If I understand your description, it stands up, and that piece in the opening is a door of sorts. It doesn't cover the opening. Do you want it to be hinged at the top like a lift lid would be?








 







.


----------



## lateralus819 (Jul 22, 2012)

cabinetman said:


> If I understand your description, it stands up, and that piece in the opening is a door of sorts. It doesn't cover the opening. Do you want it to be hinged at the top like a lift lid would be?
> 
> 
> 
> ...


No sorry, I explained that HORRIBLY. 

Its a box that sits just like you see it, it will contain two equalizers, and i wanted to add that "door" to hide them so buttons couldn't be pushed, but as you see it isn't as tall as the opening. 

I'm looking for a hinge of sorts to make it open to gain access to the controls. That should be clearer, the nature of what i want though, seems it would need to be some sort of a "lift off" hinge? I'm checking out mcmaster carr but i see some that would halfway work. 

I could mount the hinge on the bottom, but in order for the piece to sit flush at the bottom and swing i would need to round over the outside edge and I'd rather not do that.

something that would allow easy removal of the door if i need to take the units out.


----------



## cabinetman (Jul 5, 2007)

lateralus819 said:


> No sorry, I explained that HORRIBLY.
> 
> Its a box that sits just like you see it, it will contain two equalizers, and i wanted to add that "door" to hide them so buttons couldn't be pushed, but as you see it isn't as tall as the opening.
> 
> ...


You could use Blum hinges with the clip top.








 







.


----------



## lateralus819 (Jul 22, 2012)

cabinetman said:


> You could use Blum hinges with the clip top.
> 
> 
> 
> ...


Those are really cool! Only thing is you would see them hmmmm.


----------



## lateralus819 (Jul 22, 2012)

Hopefully these new pics are a little clearer at the position when its fully opened.


----------



## railaw (Nov 15, 2011)

Why not put pins in the sides near the top to allow it to swing open? It wouldn't stay open though without a fold-down brace or something though.


----------



## Dominick (May 2, 2011)

railaw said:


> Why not put pins in the sides near the top to allow it to swing open? It wouldn't stay open though without a fold-down brace or something though.


+1 railaw. That's what I was thinking,


----------



## cabinetman (Jul 5, 2007)

lateralus819 said:


> Those are really cool! Only thing is you would see them hmmmm.

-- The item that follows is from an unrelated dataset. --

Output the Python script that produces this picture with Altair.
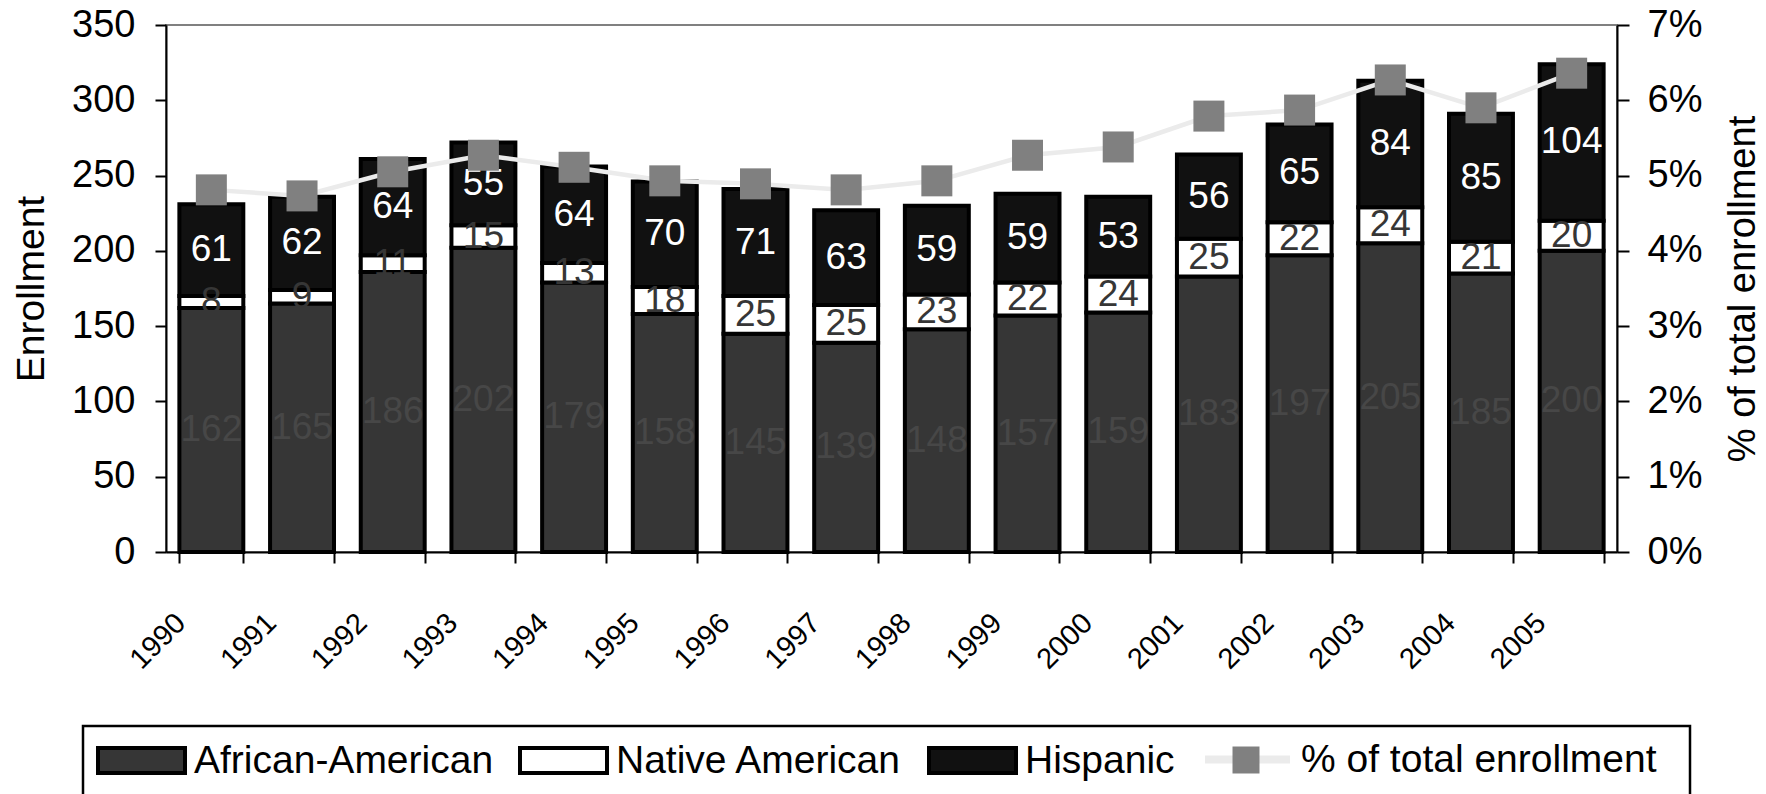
import altair as alt
import pandas as pd

# Enrollment by group, 1990-2005
years = [str(y) for y in range(1990, 2006)]
african_american = [162, 165, 186, 202, 179, 158, 145, 139, 148, 157, 159, 183, 197, 205, 185, 200]
native_american = [8, 9, 11, 15, 13, 18, 25, 25, 23, 22, 24, 25, 22, 24, 21, 20]
hispanic = [61, 62, 64, 55, 64, 70, 71, 63, 59, 59, 53, 56, 65, 84, 85, 104]
# share of total enrollment, in percent
pct_total = [4.81, 4.73, 5.05, 5.27, 5.11, 4.93, 4.89, 4.81, 4.93, 5.27, 5.38, 5.79, 5.87, 6.27, 5.90, 6.36]

series_names = ["African-American", "Native American", "Hispanic"]
line_name = "% of total enrollment"
marker_key = "share marker"
enroll_ticks = list(range(0, 351, 50))
pct_ticks = [k / 100 for k in range(8)]

FONT = "Liberation Sans"
W, H = 1451, 527

rows = []
for i, yr in enumerate(years):
    base = 0
    for k, (name, vals) in enumerate(zip(series_names, [african_american, native_american, hispanic])):
        v = vals[i]
        rows.append({"year": yr, "series": name, "rank": k, "value": v, "mid": base + v / 2})
        base += v
stack_df = pd.DataFrame(rows)
pct_df = pd.DataFrame({
    "year": years,
    "pct": [p / 100 for p in pct_total],
    "series": line_name,
    "marker": marker_key,
})

y_left = alt.Scale(domain=[0, 350], nice=False, zero=True)
y_right = alt.Scale(domain=[0, 0.07], nice=False, zero=True)

x_main = alt.X(
    "year:N", sort=years,
    scale=alt.Scale(paddingInner=0.295, paddingOuter=0.1475),
    axis=alt.Axis(
        title=None, labelAngle=-45, labelAlign="right", labelBaseline="middle",
        labelFontSize=29, labelOffset=-31, labelPadding=55, tickBand="extent",
        tickSize=11, tickWidth=2, tickColor="black", domainColor="black", domainWidth=2,
        labelColor="black",
    ),
)
x_plain = alt.X("year:N", sort=years)

bars = alt.Chart(stack_df).mark_bar(stroke="black", strokeWidth=4, strokeJoin="miter").encode(
    x=x_main,
    y=alt.Y(
        "value:Q", stack="zero", scale=y_left,
        axis=alt.Axis(
            title="Enrollment", orient="left", values=enroll_ticks, labelFontSize=38,
            labelPadding=20, tickSize=11, tickWidth=2, tickColor="black",
            domainColor="black", domainWidth=2, labelColor="black",
            titleFontSize=39, titleFontWeight="normal", titleColor="black", titlePadding=20,
        ),
    ),
    fill=alt.Fill(
        "series:N",
        scale=alt.Scale(domain=series_names, range=["#363636", "#ffffff", "#111111"]),
        legend=alt.Legend(
            title=None, orient="none", legendX=-70, legendY=690, direction="horizontal",
            symbolType="M-1,-0.287H1V0.287H-1Z", symbolSize=7569,
            symbolStrokeColor="black", symbolStrokeWidth=4,
            labelOffset=7, columnPadding=18, labelFontSize=39, labelLimit=600,
            labelColor="black", padding=0,
        ),
    ),
    order=alt.Order("rank:Q"),
)

value_labels = alt.Chart(stack_df).mark_text(fontSize=37, font=FONT, baseline="middle").encode(
    x=x_plain,
    y=alt.Y("mid:Q", scale=y_left, axis=None),
    text=alt.Text("value:Q", format="d"),
    color=alt.Color(
        "series:N",
        scale=alt.Scale(domain=series_names, range=["#474747", "#363636", "#ffffff"]),
        legend=None,
    ),
)

share_line = alt.Chart(pct_df).mark_line(strokeWidth=4.5).encode(
    x=x_plain,
    y=alt.Y(
        "pct:Q", scale=y_right,
        axis=alt.Axis(
            title=line_name, orient="right", format=".0%", values=pct_ticks,
            labelFontSize=38, labelPadding=18, tickSize=12, tickWidth=2, tickColor="black",
            domainColor="black", domainWidth=2, labelColor="black",
            titleFontSize=38, titleFontWeight="normal", titleColor="black",
            titleAngle=270, titleBaseline="top", titlePadding=23,
        ),
    ),
    stroke=alt.Stroke(
        "series:N", scale=alt.Scale(domain=[line_name], range=["#EBEBEB"]),
        legend=alt.Legend(
            title=None, orient="none", legendX=1035, legendY=688,
            symbolType="stroke", symbolSize=7225, symbolStrokeWidth=8,
            symbolStrokeColor="#EBEBEB", labelOffset=7, labelFontSize=39,
            labelLimit=600, labelColor="black", padding=0, zindex=0,
        ),
    ),
)

share_points = alt.Chart(pct_df).mark_point(filled=True, size=961, opacity=1, color="#808080").encode(
    x=x_plain,
    y=alt.Y("pct:Q", scale=y_right, axis=None),
    shape=alt.Shape(
        "marker:N", scale=alt.Scale(domain=[marker_key], range=["square"]),
        legend=alt.Legend(
            title=None, orient="none", legendX=1061, legendY=716,
            symbolType="square", symbolSize=729, symbolFillColor="#808080",
            symbolStrokeWidth=0, symbolOpacity=1, labelExpr="''",
            labelFontSize=38, padding=0, zindex=1,
        ),
    ),
)

legend_box = alt.Chart(pd.DataFrame({"box": [0]})).mark_rect(
    fill="transparent", stroke="black", strokeWidth=2.5
).encode(
    x=alt.value(-83), x2=alt.value(1524), y=alt.value(701), y2=alt.value(780),
)

chart = (
    alt.layer(bars, value_labels, share_line, share_points, legend_box)
    .resolve_scale(y="independent")
    .properties(
        width=W, height=H,
        autosize=alt.AutoSizeParams(type="none"),
        padding={"left": 166, "top": 25, "right": 149, "bottom": 242},
    )
    .configure(font=FONT)
    .configure_view(stroke="#808080", strokeWidth=2)
    .configure_axis(labelFont=FONT, titleFont=FONT, grid=False)
    .configure_legend(labelFont=FONT)
)

chart.save("out.html", embed_options={"renderer": "svg", "actions": False})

How 'bout something like this?
.













 







.


----------



## jschaben (Apr 1, 2010)

Or, you could put pins in the ends of the door and router a channel along the inside of the sides and the door could slide up and back into the top of the box. :smile:


----------



## Steve Neul (Sep 2, 2011)

How about a center pin hinge like this one.


----------



## willbess08 (Jul 5, 2012)

i was thinking two flip open hinges mounted upside down, like you put in front of kitchen sinks, they might hold open but would they open up wide enough? just a thought, pins would be much simpler


----------